Debbie Gliksman, owner of Urban Oasis Landscape Design in Los Angeles, California, works specifically to design landscapes that feature both sustainable and functional aspects. More often than not, clients are unaware of the true potential their space has until Gliksman steps in to show them what they are missing out on.
Gliksman notes that California real estate is fairly expensive, therefore she takes great care to ensure her clients are able to take full advantage of every inch of space they have.
Time and time again, she’s had customers not using areas of their landscape for one reason or another, and after realizing that the formerly rundown space can now be used for something attractive, her clients spend much more time outdoors.
Running with the Field of Dreams philosophy, Gliksman said she goes out of her way to find these abandoned areas of the landscape and recreate them into a gathering place everyone will flock to.
As far as what will be necessary on your part when coming into a usability design project, Gliksman said there really is no set idea; it’s all dependent upon the customer’s wants and the available space.
A total site analysis of the space, she said, is absolutely essential before offering any design ideas, and following this, she recommends taking time to sit with the clients and talk through any ideas they’ve had regarding their landscape.
As a California landscaper, Gliksman said she is very familiar with dealing with the overwhelming droughts the state often faces, as well as the constant dry climate. Since lawns are the biggest water user in the space, one main goal Gliksman said she tries to accomplish with every project she works on is to either significantly reduce the size of the lawn, remove it completely or remove it and replace it with an alternative that won’t require as much water.
Since customers in her area are more open to the ideas of sustainable and usable landscaping, Gliksman said she never really encounters any customers unwilling to work with her lawn removal, replacement or reduction ideas.
Notable projects and advice
While there have been many successful projects in her career, both in the way of sustainability and usability, Gliksman recalled two specific instances that really stood out to her.
One project, which ultimately ended up doubling as both sustainable and usable, took place on top of an old, cracked blacktop. The surface had served as an abandoned area in the client’s landscape for many years.
From this approximately 50 by 25-foot area, Gliksman said she was able to create a large, elevated dining pavilion, along with a collection of raised beds and fruit trees that allowed her client the opportunity to grow and prepare his own produce.
Another standout project Gliksman recalled took place at a residence in Manhattan Beach, California.

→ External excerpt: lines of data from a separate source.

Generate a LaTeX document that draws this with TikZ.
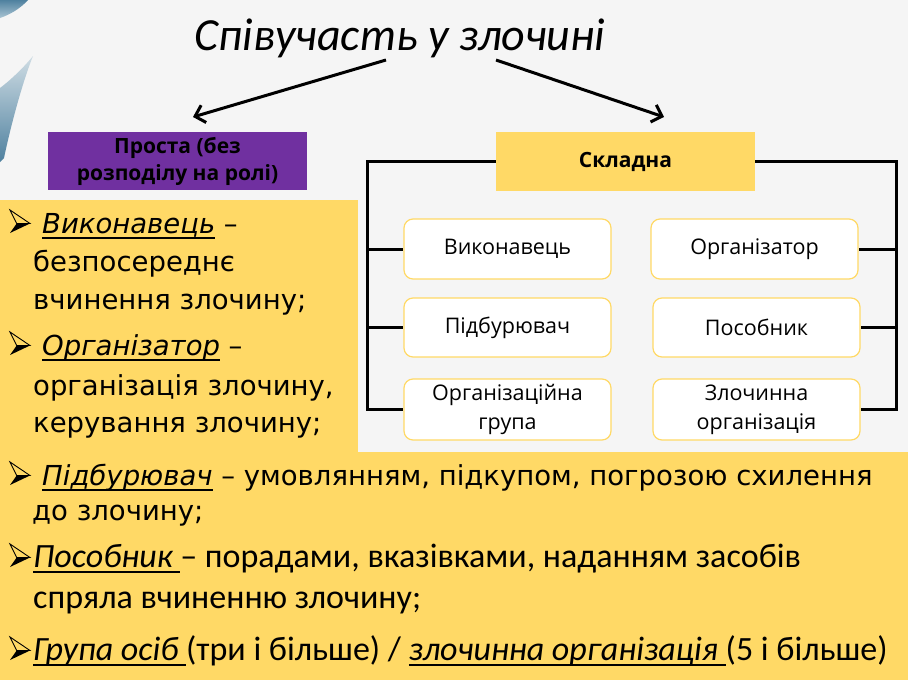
\documentclass[tikz,border=0pt]{standalone}
\usepackage{fontspec}
\setmainfont{Carlito}
\newfontfamily\osans{Open Sans}
\newfontfamily\djv{DejaVu Sans}
\usetikzlibrary{arrows.meta}
\definecolor{bg}{HTML}{F5F5F5}
\definecolor{gold}{HTML}{FFD966}
\definecolor{purp}{HTML}{7030A0}
\definecolor{deco1}{HTML}{4F819F}
\definecolor{deco2}{HTML}{A9C4D3}
\newcommand\myul[1]{\mbox{\setbox0\hbox{#1}\rlap{\rule[-6pt]{\wd0}{1.8pt}}\box0}}
\tikzset{
  bx/.style={draw=gold, line width=1.2pt, fill=white, rounded corners=9pt,
    minimum width=207pt, minimum height=60pt, inner sep=0pt,
    font=\osans\fontsize{21.5}{29}\selectfont, align=center},
  hdr/.style={inner sep=0pt, minimum width=259pt, minimum height=59pt,
    font=\osans\bfseries\fontsize{21}{27}\selectfont, align=center},
  frame/.style={line width=3pt, black},
  arr/.style={line width=3pt, -{Straight Barb[length=9pt,width=18pt]}},
  lt/.style={anchor=base west, inner sep=0pt, font=\djv\fontsize{27.5}{32}\selectfont},
  ct/.style={anchor=base west, inner sep=0pt, font=\fontsize{34}{40}\selectfont},
  bullet/.pic={
    \fill[black] (6.7,-9.5) -- (20,-9.5) -- (0,0) -- cycle;
    \draw[black, line width=0.9pt, line join=miter] (0,-23) -- (20,-9.5) -- (6.7,-9.5) -- cycle;
  },
}
\begin{document}
\begin{tikzpicture}[x=1pt,y=-1pt]
\useasboundingbox (0,0) rectangle (908,680);
\fill[bg] (0,0) rectangle (908,680);
% decoration
\shade[top color=deco1, bottom color=deco2] (0,0) -- (28,0) .. controls (20,9) and (9,15) .. (0,18) -- cycle;
\shade[top color=deco2!50!bg, bottom color=deco1] (33,56) .. controls (24,78) and (12,120) .. (4,158) -- (0,162) -- (0,88) .. controls (12,79) and (25,66) .. (33,56) -- cycle;
% panels
\fill[gold] (0,200) rectangle (358,452);
\fill[gold] (0,452) rectangle (908,680);
% title
\node[anchor=base, inner sep=0pt, font=\itshape\fontsize{46}{50}\selectfont] (t) at (400,50) {Співучасть у злочині};
\coordinate (a1s) at (386,60);
\coordinate (a1e) at (193,117);
\coordinate (a2s) at (496,60);
\coordinate (a2e) at (664,117);
\draw[arr] (a1s) -- (a1e);
\draw[arr] (a2s) -- (a2e);
% purple box
\node[hdr, fill=purp, minimum height=58pt] (pr) at (177.5,161) {Проста (без\\розподілу на ролі)};
% complex
\node[hdr, fill=gold] (sk) at (625.5,161.5) {Складна};
\node[bx] (v) at (507.5,249) {Виконавець};
\node[bx, minimum height=59pt] (p) at (507.5,327.5) {Підбурювач};
\node[bx, minimum height=61pt] (og) at (507.5,409.5) {Організаційна\\група};
\node[bx] (o) at (754.5,249) {Організатор};
\node[bx, minimum height=59pt] (ps) at (756.5,327.5) {Пособник};
\node[bx, minimum height=61pt] (zo) at (756.5,409.5) {Злочинна\\організація};
\coordinate (L) at (367,161.5);
\coordinate (R) at (896.5,161.5);
\draw[frame] (sk.west) -- (L) |- (og.west);
\draw[frame] (L |- v.west) -- (v.west);
\draw[frame] (L |- p.west) -- (p.west);
\draw[frame] (sk.east) -- (R) |- (zo.east);
\draw[frame] (R |- o.east) -- (o.east);
\draw[frame] (R |- ps.east) -- (ps.east);
% left panel text
\pic at (10,233) {bullet};
\node[lt] (l1) at (42,233) {\myul{\itshape Виконавець} –};
\node[lt] (l2) at (33,271) {безпосереднє};
\node[lt] (l3) at (33,309) {вчинення злочину;};
\pic at (10,355) {bullet};
\node[lt] (l4) at (42,355) {\myul{\itshape Організатор} –};
\node[lt] (l5) at (33,395) {організація злочину,};
\node[lt] (l6) at (33,432) {керування злочину;};
% bottom text
\pic at (10,485) {bullet};
\node[lt] (m1) at (42,485) {\myul{\itshape Підбурювач} – умовлянням, підкупом, погрозою схилення};
\node[lt] (m2) at (32,520) {до злочину;};
\pic at (10,567) {bullet};
\node[ct] (m3) at (33,567) {\myul{\itshape Пособник }– порадами, вказівками, наданням засобів};
\node[ct] (m4) at (33,608) {спряла вчиненню злочину;};
\pic at (10,660) {bullet};
\node[ct] (m5) at (33,660) {\myul{\itshape Група осіб }(три і більше) / \myul{\itshape злочинна організація }(5 і більше)};
\end{tikzpicture}
\end{document}
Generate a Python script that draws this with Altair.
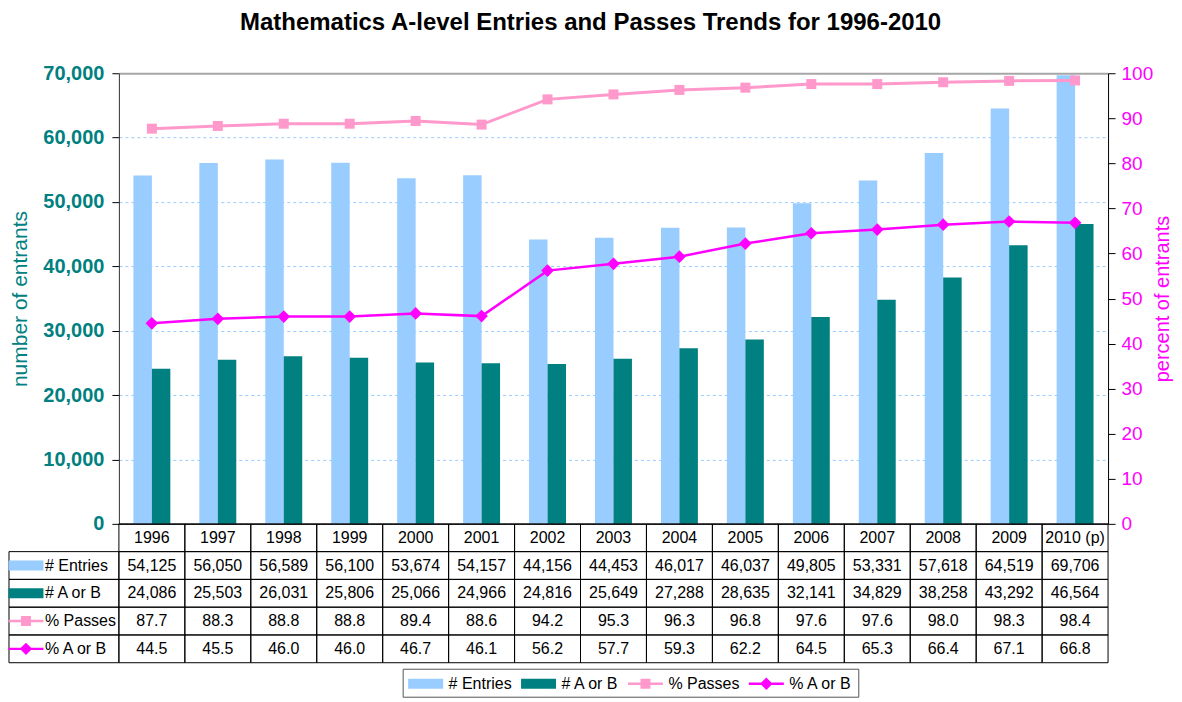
import altair as alt
import pandas as pd

years = ["1996", "1997", "1998", "1999", "2000", "2001", "2002", "2003",
         "2004", "2005", "2006", "2007", "2008", "2009", "2010 (p)"]
entries = [54125, 56050, 56589, 56100, 53674, 54157, 44156, 44453,
           46017, 46037, 49805, 53331, 57618, 64519, 69706]
a_or_b = [24086, 25503, 26031, 25806, 25066, 24966, 24816, 25649,
          27288, 28635, 32141, 34829, 38258, 43292, 46564]
pct_passes = [87.7, 88.3, 88.8, 88.8, 89.4, 88.6, 94.2, 95.3,
              96.3, 96.8, 97.6, 97.6, 98.0, 98.3, 98.4]
pct_a_or_b = [44.5, 45.5, 46.0, 46.0, 46.7, 46.1, 56.2, 57.7,
              59.3, 62.2, 64.5, 65.3, 66.4, 67.1, 66.8]

series = ["# Entries", "# A or B", "% Passes", "% A or B"]
colors = ["#99CCFF", "#008080", "#FF99CC", "#FF00FF"]
left_ticks = [0, 10000, 20000, 30000, 40000, 50000, 60000, 70000]
right_ticks = [0, 10, 20, 30, 40, 50, 60, 70, 80, 90, 100]
rows = ["year"] + series

TEAL = "#008080"
MAGENTA = "#FF00FF"
FONT = "Liberation Sans"

n = len(years)
counts = pd.DataFrame({
    "year": years * 2,
    "series": [series[0]] * n + [series[1]] * n,
    "value": entries + a_or_b,
})
pcts = pd.DataFrame({
    "year": years * 2,
    "series": [series[2]] * n + [series[3]] * n,
    "value": pct_passes + pct_a_or_b,
})

table = pd.DataFrame(
    [{"year": y, "row": "year", "text": y} for y in years]
    + [{"year": y, "row": series[0], "text": f"{v:,}"} for y, v in zip(years, entries)]
    + [{"year": y, "row": series[1], "text": f"{v:,}"} for y, v in zip(years, a_or_b)]
    + [{"year": y, "row": series[2], "text": f"{v:.1f}"} for y, v in zip(years, pct_passes)]
    + [{"year": y, "row": series[3], "text": f"{v:.1f}"} for y, v in zip(years, pct_a_or_b)]
)
labels = pd.DataFrame({"row": series, "series": series})

W, H = 990, 451
LW, TH = 110, 139

x_main = alt.X("year:N", sort=years,
               scale=alt.Scale(domain=years, paddingInner=0.44, paddingOuter=0.22),
               axis=alt.Axis(labels=False, ticks=False, title=None, grid=False,
                             domainColor="black", domainWidth=1))

left_axis = alt.Axis(
    values=left_ticks, labelExpr="format(datum.value, ',')", orient="left",
    title="number of entrants", titleColor=TEAL, titleFontSize=21,
    titleFontWeight="normal", titlePadding=12, titleFont=FONT,
    labelColor=TEAL, labelFontSize=20, labelFontWeight="bold", labelFont=FONT,
    labelPadding=8, tickSize=7, tickColor="black", domainColor="#333333",
    grid=True,
    gridColor=alt.condition("datum.value == 70000", alt.value("#A6A6A6"), alt.value("#99CCFF")),
    gridDash=alt.condition("datum.value == 70000", alt.value([1, 0]), alt.value([3, 3])),
    gridWidth=alt.condition("datum.value == 70000", alt.value(2), alt.value(1)),
)
right_axis = alt.Axis(
    values=right_ticks, orient="right",
    title="percent of entrants", titleColor=MAGENTA, titleFontSize=20,
    titleFontWeight="normal", titlePadding=0, titleAngle=270, titleBaseline="top",
    titleFont=FONT,
    labelColor=MAGENTA, labelFontSize=19, labelFont=FONT,
    labelPadding=6, tickSize=7, tickColor="black", domainColor="black",
    grid=False,
)

y_left = alt.Y("value:Q", scale=alt.Scale(domain=[0, 70000], nice=False), axis=left_axis)
y_right = alt.Y("value:Q", scale=alt.Scale(domain=[0, 100], nice=False), axis=right_axis)
x_off = alt.XOffset("series:N", sort=series[:2], scale=alt.Scale(domain=series[:2]))

bar_entries = alt.Chart(counts).transform_filter(
    alt.datum.series == series[0]).mark_bar(color=colors[0]).encode(
    x=x_main, xOffset=x_off, y=y_left)
bar_ab = alt.Chart(counts).transform_filter(
    alt.datum.series == series[1]).mark_bar(color=colors[1]).encode(
    x=x_main, xOffset=x_off, y=y_left)
bars = alt.layer(bar_entries, bar_ab)

base_pass = alt.Chart(pcts).transform_filter(alt.datum.series == series[2])
base_ab = alt.Chart(pcts).transform_filter(alt.datum.series == series[3])
line_pass = base_pass.mark_line(color=colors[2], strokeWidth=3).encode(x=x_main, y=y_right)
pt_pass = base_pass.mark_point(shape="square", filled=True, size=100, opacity=1,
                               color=colors[2]).encode(x=x_main, y=y_right)
line_ab = base_ab.mark_line(color=colors[3], strokeWidth=2.5).encode(x=x_main, y=y_right)
pt_ab = base_ab.mark_point(shape="diamond", filled=True, size=160, opacity=1,
                           color=colors[3]).encode(x=x_main, y=y_right)
lines = alt.layer(line_pass, pt_pass, line_ab, pt_ab)

main = alt.layer(bars, lines).resolve_scale(y="independent").properties(width=W, height=H)

# data table
x_tab = alt.X("year:N", sort=years,
              scale=alt.Scale(domain=years, paddingInner=0, paddingOuter=0), axis=None)
y_tab = alt.Y("row:N", sort=rows,
              scale=alt.Scale(domain=rows, paddingInner=0, paddingOuter=0), axis=None)
cells = alt.Chart(table).mark_rect(fill="transparent", stroke="black", strokeWidth=1).encode(
    x=x_tab, y=y_tab)
cell_text = alt.Chart(table).mark_text(fontSize=16, color="black", font=FONT).encode(
    x=x_tab, y=y_tab, text="text:N")
tab = alt.layer(cells, cell_text).properties(width=W, height=TH)

# label column with legend symbols
paths = [
    "M-1.75,-0.5H1.75V0.5H-1.75Z",
    "M-1.75,-0.5H1.75V0.5H-1.75Z",
    "M-1.75,-0.12H1.75V0.12H-1.75Z M-0.5,-0.5H0.5V0.5H-0.5Z",
    "M-1.75,-0.12H1.75V0.12H-1.75Z M0,-0.62L0.62,0L0,0.62L-0.62,0Z",
]
leg = alt.Legend(orient="none", legendX=394, legendY=596, direction="horizontal",
                 symbolSize=400, symbolStrokeWidth=0, symbolOffset=8, labelOffset=13,
                 columnPadding=8, labelFontSize=16, labelFont=FONT, labelColor="black",
                 strokeColor="#555555", fillColor="white", padding=5)
lab_cells = alt.Chart(labels).mark_rect(fill="transparent", stroke="black", strokeWidth=1).encode(
    x=alt.value(0), x2=alt.value(LW), y=y_tab)
lab_sym = alt.Chart(labels).mark_point(filled=True, opacity=1, size=400).encode(
    x=alt.value(17), y=y_tab,
    color=alt.Color("series:N", title=None, sort=series,
                    scale=alt.Scale(domain=series, range=colors), legend=leg),
    shape=alt.Shape("series:N", title=None, sort=series,
                    scale=alt.Scale(domain=series, range=paths), legend=leg),
)
lab_text = alt.Chart(labels).mark_text(align="left", fontSize=16, color="black", font=FONT).encode(
    x=alt.value(36), y=y_tab, text="series:N")
lab = alt.layer(lab_cells, lab_sym, lab_text).properties(width=LW, height=TH)

spacer = alt.Chart(pd.DataFrame({"a": [0]})).mark_point(opacity=0).properties(width=LW, height=H)

chart = alt.concat(spacer, main, lab, tab, columns=2, spacing=0, bounds="flush").properties(
    title=alt.TitleParams("Mathematics A-level Entries and Passes Trends for 1996-2010",
                          fontSize=24, fontWeight="bold", font=FONT, color="black",
                          anchor="middle", offset=28),
    padding={"left": 0, "top": 2, "right": 0, "bottom": 0},
).configure(font=FONT).configure_view(stroke="transparent")

chart.save("out.html", embed_options={"renderer": "svg", "actions": False})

At this home, she said the clients had a pool that was no longer in use and was taking up too much valuable space, as well as costing money in maintenance.
With this space, Gliksman said she was able to create an outdoor kitchen that featured a covered dining area, a covered fire pit complete with built-in benches, an open patio, a swing and an entire garden.
“I really liked the way I managed to make so much use out of that small space,” she said. “Anything they want to do out there, as far as lounging, (they can do).”
For other landscapers desiring to add more sustainability practices or usability designs to their service list, Gliksman only had one piece of advice: educate yourself through courses and seminars.
“There is quite a lot to learn; it’s not the same as it used to be,” she said. “So, I think you really just have to learn about it and network with other designers, share with them, they share with you and learn how to do it.”